L'orbiteur, de son côté, poursuit ses observations alors que la comète s'approche du Soleil et devient de plus en plus active : Rosetta peut ainsi étudier le processus d'intensification du phénomène de dégazage qui caractérise cette période particulière de la vie d'une comète. Après 18 mois passés en orbite autour de la comète, il est prévu que la mission de Rosetta s'achève en décembre 2015 alors que la comète s'éloigne de nouveau du Soleil. Une prolongation est possible si l'état de la sonde lui permet encore de fonctionner.
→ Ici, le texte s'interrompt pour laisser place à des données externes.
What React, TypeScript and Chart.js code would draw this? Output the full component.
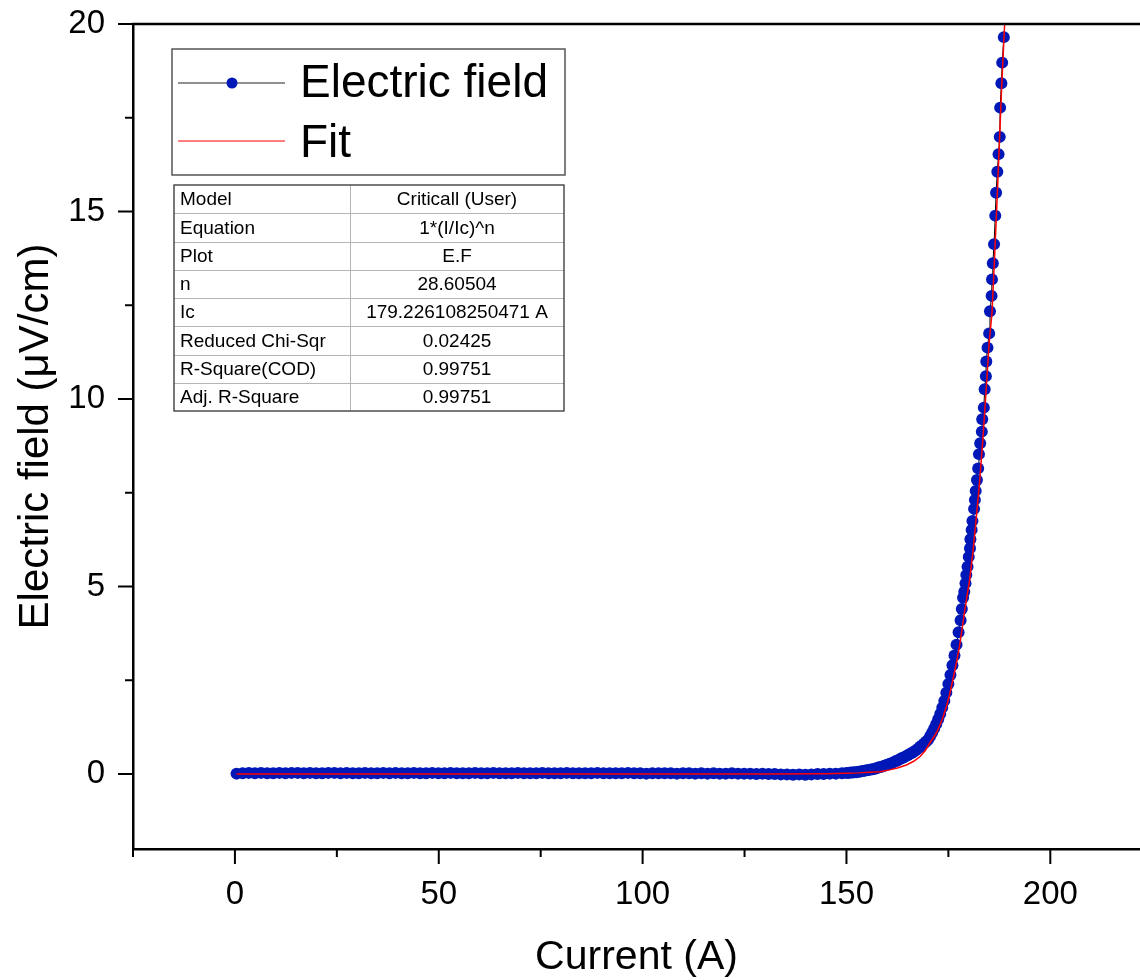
import React, { useEffect, useRef } from "react";
import { Chart, registerables } from "chart.js";

Chart.register(...registerables);

// ---------- data ----------
const flatCurrent = [
  0.4, 1.9, 3.4, 4.9, 6.4, 7.9, 9.4, 10.9, 12.4, 13.9, 15.4, 16.9, 18.4, 19.9, 21.4, 22.9, 24.4, 25.9, 27.4, 28.9,
  30.4, 31.9, 33.4, 34.9, 36.4, 37.9, 39.4, 40.9, 42.4, 43.9, 45.4, 46.9, 48.4, 49.9, 51.4, 52.9, 54.4, 55.9, 57.4, 58.9,
  60.4, 61.9, 63.4, 64.9, 66.4, 67.9, 69.4, 70.9, 72.4, 73.9, 75.4, 76.9, 78.4, 79.9, 81.4, 82.9, 84.4, 85.9, 87.4, 88.9,
  90.4, 91.9, 93.4, 94.9, 96.4, 97.9, 99.4, 100.9, 102.4, 103.9, 105.4, 106.9, 108.4, 109.9, 111.4, 112.9, 114.4, 115.9, 117.4, 118.9,
  120.4, 121.9, 123.4, 124.9, 126.4, 127.9, 129.4, 130.9, 132.4, 133.9, 135.4, 136.9, 138.4, 139.9, 141.4, 142.9, 144.4, 145.9, 147.4, 148.9,
];
const flatField = [
  0.01, 0.02, 0.03, 0.02, 0.03, 0.02, 0.02, 0.03, 0.02, 0.03, 0.03, 0.02, 0.03, 0.02, 0.02, 0.03, 0.03, 0.02, 0.03, 0.02,
  0.02, 0.03, 0.02, 0.02, 0.03, 0.02, 0.03, 0.02, 0.02, 0.03, 0.02, 0.02, 0.03, 0.02, 0.02, 0.03, 0.02, 0.02, 0.02, 0.03,
  0.02, 0.02, 0.03, 0.02, 0.02, 0.02, 0.03, 0.02, 0.02, 0.02, 0.03, 0.02, 0.02, 0.02, 0.03, 0.02, 0.02, 0.02, 0.02, 0.03,
  0.02, 0.02, 0.02, 0.02, 0.03, 0.02, 0.02, 0.01, 0.02, 0.02, 0.02, 0.02, 0.01, 0.02, 0.02, 0.01, 0.02, 0.01, 0.02, 0.01,
  0.01, 0.02, 0.01, 0.01, 0.01, 0.0, 0.01, 0.0, 0.0, -0.01, -0.01, -0.02, -0.01, -0.02, -0.01, 0.0, 0.0, 0.01, 0.01, 0.02,
];
const riseCurrent = [
  150, 150.5, 151, 151.5, 152, 152.5, 153, 153.5, 154, 154.5, 155, 155.5, 156, 156.5, 157, 157.5, 158, 158.5, 159, 159.5,
  160, 160.5, 161, 161.5, 162, 162.5, 163, 163.5, 164, 164.5, 165, 165.5, 166, 166.5, 167, 167.5, 168, 168.5, 169, 169.5,
  170, 170.5, 171, 171.5, 172, 172.5, 173, 173.5, 174, 174.5, 175, 175.5, 176, 176.5, 177, 177.5, 178, 178.3,
];
const riseField = [
  0.03, 0.03, 0.04, 0.04, 0.05, 0.05, 0.06, 0.07, 0.08, 0.09, 0.1, 0.11, 0.12, 0.13, 0.14, 0.16, 0.18, 0.19, 0.21, 0.23,
  0.25, 0.27, 0.29, 0.31, 0.34, 0.36, 0.39, 0.42, 0.44, 0.47, 0.5, 0.53, 0.56, 0.59, 0.63, 0.67, 0.72, 0.76, 0.81, 0.86,
  0.91, 1.0, 1.1, 1.21, 1.33, 1.46, 1.6, 1.77, 1.95, 2.17, 2.4, 2.64, 2.9, 3.16, 3.45, 3.78, 4.1, 4.4,
];
const topCurrent = [
  178.6, 178.9, 179.2, 179.4, 179.7, 180.0, 180.3, 180.4, 180.7, 180.9, 181.3, 181.5, 181.7, 182.0, 182.3, 182.5, 182.8, 183.2, 183.3, 183.7,
  183.9, 184.2, 184.3, 184.6, 185.0, 185.2, 185.6, 185.7, 185.9, 186.2, 186.5, 186.7, 187.0, 187.3, 187.6, 187.7, 188.0, 188.2, 188.6,
];
const topField = [
  4.7, 4.86, 5.09, 5.31, 5.53, 5.79, 6.02, 6.26, 6.51, 6.75, 7.07, 7.31, 7.55, 7.84, 8.15, 8.53, 8.82, 9.13, 9.46, 9.77,
  10.26, 10.61, 11.0, 11.37, 11.75, 12.34, 12.75, 13.19, 13.62, 14.13, 14.89, 15.5, 16.06, 16.53, 16.99, 17.77, 18.42, 18.97, 19.65,
];
const fitCurrent = [
  0.4, 50, 100, 130, 145, 150, 153, 155.5, 158.2, 160.6, 162.5, 164.7, 166.5, 168, 169.3, 170.4, 171.4, 172.4, 173.5, 174.5,
  175.3, 176.1, 177, 177.7, 178.3, 178.9, 179.5, 180.2, 181, 181.9, 182.7, 183.5, 184.3, 185, 185.7, 186.3, 186.9, 187.5, 188.1, 188.8, 189.2,
];
const fitField = [
  0, 0, 0, 0, 0.01, 0.02, 0.03, 0.045, 0.06, 0.11, 0.16, 0.24, 0.34, 0.46, 0.62, 0.82, 0.98, 1.17, 1.46, 1.79,
  2.12, 2.51, 2.98, 3.39, 3.82, 4.28, 4.7, 5.17, 5.9, 6.9, 7.84, 9.0, 10.3, 11.5, 12.3, 13.7, 15.2, 16.8, 18.4, 20.0, 21.0,
];

const xTickValues = [0, 50, 100, 150, 200];
const xMinorTicks = [-25, 25, 75, 125, 175];
const yTickValues = [0, 5, 10, 15, 20];
const yMinorTicks = [2.5, 7.5, 12.5, 17.5];

const legendLabels = ["Electric field", "Fit"];
const tableKeys = ["Model", "Equation", "Plot", "n", "Ic", "Reduced Chi-Sqr", "R-Square(COD)", "Adj. R-Square"];
const tableValues = ["Criticall (User)", "1*(I/Ic)^n", "E.F", "28.60504", "179.226108250471 A", "0.02425", "0.99751", "0.99751"];

const FONT = "'Liberation Sans', Arial, Helvetica, sans-serif";
const BLUE = "rgb(0, 24, 184)";
const RED = "#ff0000";

const dataCurrent = [...flatCurrent, ...riseCurrent, ...topCurrent];
const dataField = [...flatField, ...riseField, ...topField];

const overlayPlugin = {
  id: "overlay",
  afterDraw(chart: any) {
    const { ctx, chartArea } = chart;
    const xs = chart.scales.x;
    const ys = chart.scales.y;
    const seg = (x1: number, y1: number, x2: number, y2: number) => {
      ctx.beginPath();
      ctx.moveTo(x1, y1);
      ctx.lineTo(x2, y2);
      ctx.stroke();
    };
    ctx.save();
    ctx.strokeStyle = "#000";
    ctx.lineWidth = 2.5;
    // top frame line
    seg(chartArea.left - 1, chartArea.top, chartArea.right, chartArea.top);
    ctx.lineWidth = 2;
    // x ticks
    const xb = chartArea.bottom;
    xTickValues.forEach((v) => {
      const p = xs.getPixelForValue(v);
      seg(p, xb, p, xb + 15);
    });
    xMinorTicks.forEach((v) => {
      const p = xs.getPixelForValue(v);
      seg(p, xb, p, xb + 8);
    });
    // y ticks
    const yl = chartArea.left;
    yTickValues.forEach((v) => {
      const p = ys.getPixelForValue(v);
      seg(yl - 15, p, yl, p);
    });
    yMinorTicks.forEach((v) => {
      const p = ys.getPixelForValue(v);
      seg(yl - 8, p, yl, p);
    });

    // legend box
    ctx.fillStyle = "#fff";
    ctx.fillRect(172, 49, 393, 126);
    ctx.strokeStyle = "#555";
    ctx.lineWidth = 1.5;
    ctx.strokeRect(172, 49, 393, 126);
    ctx.strokeStyle = "#222";
    ctx.lineWidth = 1.2;
    seg(178, 83, 285, 83);
    ctx.fillStyle = BLUE;
    ctx.beginPath();
    ctx.arc(232, 83, 5.5, 0, Math.PI * 2);
    ctx.fill();
    ctx.strokeStyle = RED;
    ctx.lineWidth = 1.2;
    seg(178, 141, 285, 141);
    ctx.fillStyle = "#000";
    ctx.font = `46px ${FONT}`;
    ctx.textAlign = "left";
    ctx.textBaseline = "alphabetic";
    ctx.fillText(legendLabels[0], 300, 97);
    ctx.fillText(legendLabels[1], 300, 157);

    // parameter table
    const tl = 174, tr = 564, tt = 185, rowH = 28.25, mid = 350;
    const tb = tt + rowH * tableKeys.length;
    ctx.fillStyle = "#fff";
    ctx.fillRect(tl, tt, tr - tl, tb - tt);
    ctx.strokeStyle = "#b5b5b5";
    ctx.lineWidth = 1;
    for (let i = 1; i < tableKeys.length; i++) {
      const y = Math.round(tt + rowH * i) + 0.5;
      seg(tl, y, tr, y);
    }
    seg(mid + 0.5, tt, mid + 0.5, tb);
    ctx.strokeStyle = "#333";
    ctx.lineWidth = 1.3;
    ctx.strokeRect(tl, tt, tr - tl, tb - tt);
    ctx.fillStyle = "#000";
    ctx.font = `19px ${FONT}`;
    ctx.textBaseline = "middle";
    tableKeys.forEach((k, i) => {
      const cy = tt + rowH * (i + 0.5) + 1;
      ctx.textAlign = "left";
      ctx.fillText(k, tl + 6, cy);
      ctx.textAlign = "center";
      ctx.fillText(tableValues[i], (mid + tr) / 2, cy);
    });
    ctx.restore();
  },
};

export default function App() {
  const canvasRef = useRef<HTMLCanvasElement | null>(null);

  useEffect(() => {
    if (!canvasRef.current) return;
    Chart.defaults.font.family = FONT;
    const chart = new Chart(canvasRef.current, {
      type: "scatter",
      data: {
        datasets: [
          {
            label: legendLabels[1],
            data: fitCurrent.map((x, i) => ({ x, y: fitField[i] })),
            showLine: true,
            borderColor: RED,
            borderWidth: 1.5,
            pointRadius: 0,
            order: 0,
          },
          {
            label: legendLabels[0],
            data: dataCurrent.map((x, i) => ({ x, y: dataField[i] })),
            showLine: true,
            borderColor: "#000",
            borderWidth: 1,
            pointRadius: 6,
            pointBorderWidth: 0,
            pointBackgroundColor: BLUE,
            pointBorderColor: BLUE,
            order: 1,
          },
        ],
      },
      options: {
        responsive: false,
        animation: false,
        devicePixelRatio: 1,
        layout: { padding: { top: 24, right: 0, bottom: 0, left: 0 } },
        plugins: { legend: { display: false }, tooltip: { enabled: false } },
        events: [],
        scales: {
          x: {
            type: "linear",
            min: -25,
            max: 222,
            afterFit: (s: any) => {
              s.height = 131;
              s.paddingLeft = 0;
              s.paddingRight = 0;
            },
            afterBuildTicks: (s: any) => {
              s.ticks = xTickValues.map((v) => ({ value: v }));
            },
            grid: { display: false, drawTicks: false },
            border: { display: true, color: "#000", width: 2.5 },
            ticks: {
              color: "#000",
              font: { size: 33 },
              padding: 26,
              maxRotation: 0,
              autoSkip: false,
              callback: (v: any) => String(v),
            },
            title: {
              display: true,
              text: "Current (A)",
              color: "#000",
              font: { size: 41, lineHeight: 1 },
              padding: { top: 0, bottom: 2 },
            },
          },
          y: {
            type: "linear",
            min: -2,
            max: 20,
            afterFit: (s: any) => {
              s.width = 133;
              s.paddingTop = 0;
              s.paddingBottom = 0;
            },
            afterBuildTicks: (s: any) => {
              s.ticks = yTickValues.map((v) => ({ value: v }));
            },
            grid: { display: false, drawTicks: false },
            border: { display: true, color: "#000", width: 2.5 },
            ticks: {
              color: "#000",
              font: { size: 33 },
              padding: 28,
              autoSkip: false,
              callback: (v: any) => String(v),
            },
            title: {
              display: true,
              text: "Electric field (μV/cm)",
              color: "#000",
              font: { size: 42, lineHeight: 1 },
              padding: { top: 15, bottom: 0 },
            },
          },
        },
      },
      plugins: [overlayPlugin],
    } as any);
    return () => chart.destroy();
  }, []);

  return (
    <div
      style={{
        position: "absolute",
        left: 0,
        top: 0,
        width: 1140,
        height: 980,
        overflow: "hidden",
        background: "#fff",
      }}
    >
      <canvas ref={canvasRef} width={1146} height={980} style={{ display: "block" }} />
    </div>
  );
}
Rosetta et Philaé vont par la suite accompagner la comète jusqu'à sa désintégration ou sa collision avec un autre corps céleste, à une date qui se situe sans doute très loin dans le futur. Aussi, à la manière de la plaque des sondes Pioneer, un disque en nickel inaltérable a été fixé à l'extérieur de l'orbiteur sur lequel sont micro-gravés des textes rédigés dans un millier de langues : ce disque fait partie du projet Rosetta de la fondation américaine Long Now Foundation dont l'objectif est de préserver la connaissance des langues menacées en créant des «pierres de Rosette» destinées à nos lointains descendants.